Friday, April 24, 2009

Every Math Teacher's Lament

Why do so many students, even college students, have difficulties with fractions? The author of this essay says it's because they don't have a strong foundation in basic arithmetic, and I agree.


miriam said...

Most interesting. I had to recollect how I did fractions eons ago, when I learned how. It was kind of fun.

I never liked arithmetic, but algebra was kind of fun. Like solving a crossword puzzle. It's an exercise in logic.

Darren said...

I've never heard that analogy before, but I really like it.

MiaZagora said...

My daughter had problems with fractions when she was in fourth grade (last year). I bought Life of Fred Fractions from Polkadot Publishing's web site (around 20 bucks with no shipping charge). I'm sure there are other things available, but it worked for us. Some libraries may have these books.

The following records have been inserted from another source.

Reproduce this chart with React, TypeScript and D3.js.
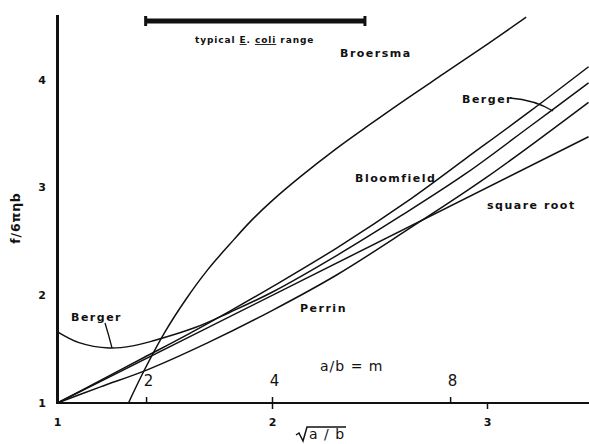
import React from "react";
import * as d3 from "d3";

// Axis ticks
const rootTicks = [1, 2, 3]; // sqrt(a/b)
const ratioTicks = [2, 4, 8]; // a/b = m, placed at sqrt(m)
const yTicks = [1, 2, 3, 4];

// Curves: f / 6πηb against sqrt(a/b)
const broersmaX = [1.33, 1.4, 1.5, 1.6, 1.7, 1.8, 1.9, 2.0, 2.13, 2.3, 2.45, 2.6, 2.8, 3.0, 3.18];
const broersmaY = [1.0, 1.29, 1.66, 1.97, 2.24, 2.47, 2.69, 2.88, 3.1, 3.365, 3.58, 3.79, 4.06, 4.33, 4.58];

const bergerX = [1.0, 1.1, 1.24, 1.35, 1.45, 1.64, 1.8, 2.0, 2.3, 2.6, 2.9, 3.2, 3.47];
const bergerY = [1.66, 1.56, 1.51, 1.53, 1.58, 1.7, 1.84, 2.03, 2.37, 2.74, 3.13, 3.57, 3.97];

const bloomfieldX = [1.0, 1.2, 1.4, 1.6, 1.8, 2.0, 2.3, 2.64, 2.9, 3.2, 3.47];
const bloomfieldY = [1.0, 1.21, 1.42, 1.63, 1.85, 2.08, 2.44, 2.89, 3.27, 3.71, 4.12];

const perrinX = [1.0, 1.2, 1.42, 1.7, 2.0, 2.3, 2.63, 3.0, 3.47];
const perrinY = [1.0, 1.15, 1.31, 1.56, 1.86, 2.19, 2.61, 3.1, 3.79];

const squareRootX = [1.0, 3.47];
const squareRootY = [1.0, 3.47];

// Typical E. coli range in sqrt(a/b)
const coliRange = [1.41, 2.43];

const W = 589;
const H = 444;
const FONT = "'DejaVu Sans', 'Liberation Sans', sans-serif";
const INK = "#111";

export default function App() {
  const x = d3.scaleLinear().domain([1, 3.5]).range([57.5, 57.5 + 2.5 * 215]);
  const y = d3.scaleLinear().domain([1, 4.6]).range([403, 15]);

  const line = d3
    .line<[number, number]>()
    .x((d) => x(d[0]))
    .y((d) => y(d[1]))
    .curve(d3.curveCatmullRom.alpha(0.5));

  const zip = (xs: number[], ys: number[]) => xs.map((v, i) => [v, ys[i]] as [number, number]);

  const curves = [
    zip(broersmaX, broersmaY),
    zip(bergerX, bergerY),
    zip(bloomfieldX, bloomfieldY),
    zip(perrinX, perrinY),
    zip(squareRootX, squareRootY),
  ];

  const x0 = x(1);
  const y0 = y(1);
  const barY = 21;

  return (
    <svg
      width={W}
      height={H}
      style={{ position: "fixed", left: 0, top: 0, background: "#fff" }}
      fontFamily={FONT}
    >
      <rect width={W} height={H} fill="#fff" />
      <defs>
        <clipPath id="plot">
          <rect x={x0} y={y(4.6)} width={W - x0} height={y0 - y(4.6)} />
        </clipPath>
      </defs>

      {/* curves */}
      <g clipPath="url(#plot)" fill="none" stroke={INK} strokeWidth={1.5}>
        {curves.map((c, i) => (
          <path key={i} d={line(c) || ""} />
        ))}
      </g>

      {/* axes */}
      <line x1={x0} y1={y(4.6)} x2={x0} y2={y0 + 1} stroke={INK} strokeWidth={3} />
      <line x1={x0} y1={y0} x2={W} y2={y0} stroke={INK} strokeWidth={2} />

      {/* sqrt(a/b) ticks below the axis */}
      {rootTicks.map((t) => (
        <g key={"r" + t}>
          {t > 1 && <line x1={x(t)} x2={x(t)} y1={y0} y2={y0 + 6} stroke={INK} strokeWidth={1.5} />}
          <text
            x={x(t)}
            y={y0 + 23}
            textAnchor="middle"
            fontSize={11}
            fontWeight="bold"
            fill={INK}
          >
            {t}
          </text>
        </g>
      ))}

      {/* a/b ticks above the axis */}
      {ratioTicks.map((m) => (
        <g key={"m" + m}>
          <line
            x1={x(Math.sqrt(m))}
            x2={x(Math.sqrt(m))}
            y1={y0}
            y2={y0 - 6}
            stroke={INK}
            strokeWidth={1.5}
          />
          <text
            x={x(Math.sqrt(m)) + 2}
            y={y0 - 17}
            textAnchor="middle"
            fontSize={15}
            fill={INK}
          >
            {m}
          </text>
        </g>
      ))}

      {/* y tick labels */}
      {yTicks.map((t) => (
        <text
          key={"y" + t}
          x={42}
          y={y(t) + 4}
          textAnchor="middle"
          fontSize={11}
          fontWeight="bold"
          fill={INK}
        >
          {t}
        </text>
      ))}

      {/* axis titles */}
      <text
        transform={`translate(20, 218) rotate(-90)`}
        textAnchor="middle"
        fontSize={12.5}
        fontWeight="bold"
        fill={INK}
        letterSpacing={0.8}
      >
        f/6πηb
      </text>
      <path
        d="M 296 435 L 299 433 L 303 441 L 307 427 L 346 427"
        fill="none"
        stroke={INK}
        strokeWidth={1.5}
      />
      <text x={309} y={439} fontSize={14} fill={INK} letterSpacing={1}>
        a / b
      </text>
      <text x={320} y={371} fontSize={14} fill={INK} letterSpacing={1}>
        a/b = m
      </text>

      {/* E. coli range bar */}
      <line x1={x(coliRange[0])} x2={x(coliRange[1])} y1={barY} y2={barY} stroke={INK} strokeWidth={5} />
      <line x1={x(coliRange[0])} x2={x(coliRange[0])} y1={barY - 5} y2={barY + 5} stroke={INK} strokeWidth={3} />
      <line x1={x(coliRange[1])} x2={x(coliRange[1])} y1={barY - 5} y2={barY + 5} stroke={INK} strokeWidth={3} />
      <text x={195} y={43} fontSize={9} fontWeight="bold" fill={INK} letterSpacing={0.9}>
        typical{" "}
        <tspan textDecoration="underline">E</tspan>.{" "}
        <tspan textDecoration="underline">coli</tspan> range
      </text>

      {/* curve labels */}
      <g fontSize={11} fontWeight="bold" fill={INK} letterSpacing={1.5}>
        <text x={340} y={57}>Broersma</text>
        <text x={355} y={182}>Bloomfield</text>
        <text x={300} y={312}>Perrin</text>
        <text x={487} y={209}>square root</text>
        <text x={462} y={103}>Berger</text>
        <text x={71} y={321}>Berger</text>
      </g>

      {/* leaders for the Berger labels */}
      <g fill="none" stroke={INK} strokeWidth={1.3}>
        <path d="M 510 98 Q 535 100 553 111" />
        <path d="M 105 323 Q 109 336 112 348" />
      </g>
    </svg>
  );
}
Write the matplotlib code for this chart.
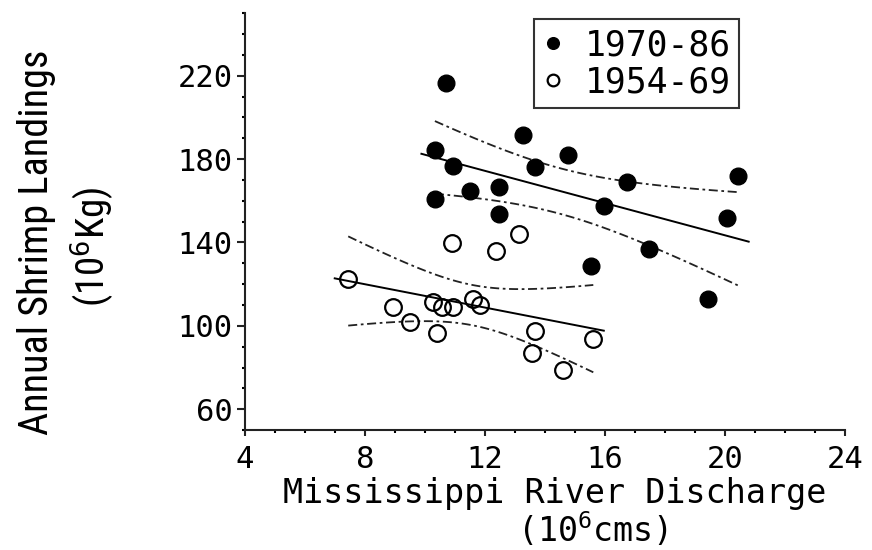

I loved arithmetic and algebra when I was in school.

My daughter didn't like arithmetic until we got the above book. She would get so frustrated. My mom mistakenly told my daughter, "I suppose you're just not a "math person" - but that's okay, because you're good at so many other things." After that my daughter would repeat this to me when she would get wrong answers.

I went on a mission to scrub this statement from her mind, and I succeded by using Life of Fred and reading math-related books from the library, and buying a few myself. It's her favorite subject now. A city with a good library will have books by Stuart J. Murphy, Loreen Leedy, Amy Axelrod, and others.

There are also *fun* books such as "The Adventures of Penrose the Mathematical Cat" by Theoni Pappas, but this is more in the category of "math recreations" as it deals with triangle numbers, fractals, surface tension and such instead of basic arithmetic. My second grader enjoys the Penrose stories, even if she doesn't understand them yet.

Sorry to blabber on, but this is a passion of mine.

rightwingprof said...

Nonsense! It's because they don't have the proper 21st century critical thinking skills! Don't you pay attention to education research?


PeggyU said...

Yep. It's a right royal pain to back up and teach fractions when you are working on, for example, trig identities.

I'd say fractions, order of operations, distribution, and factoring are the trouble spots I seem to see most often.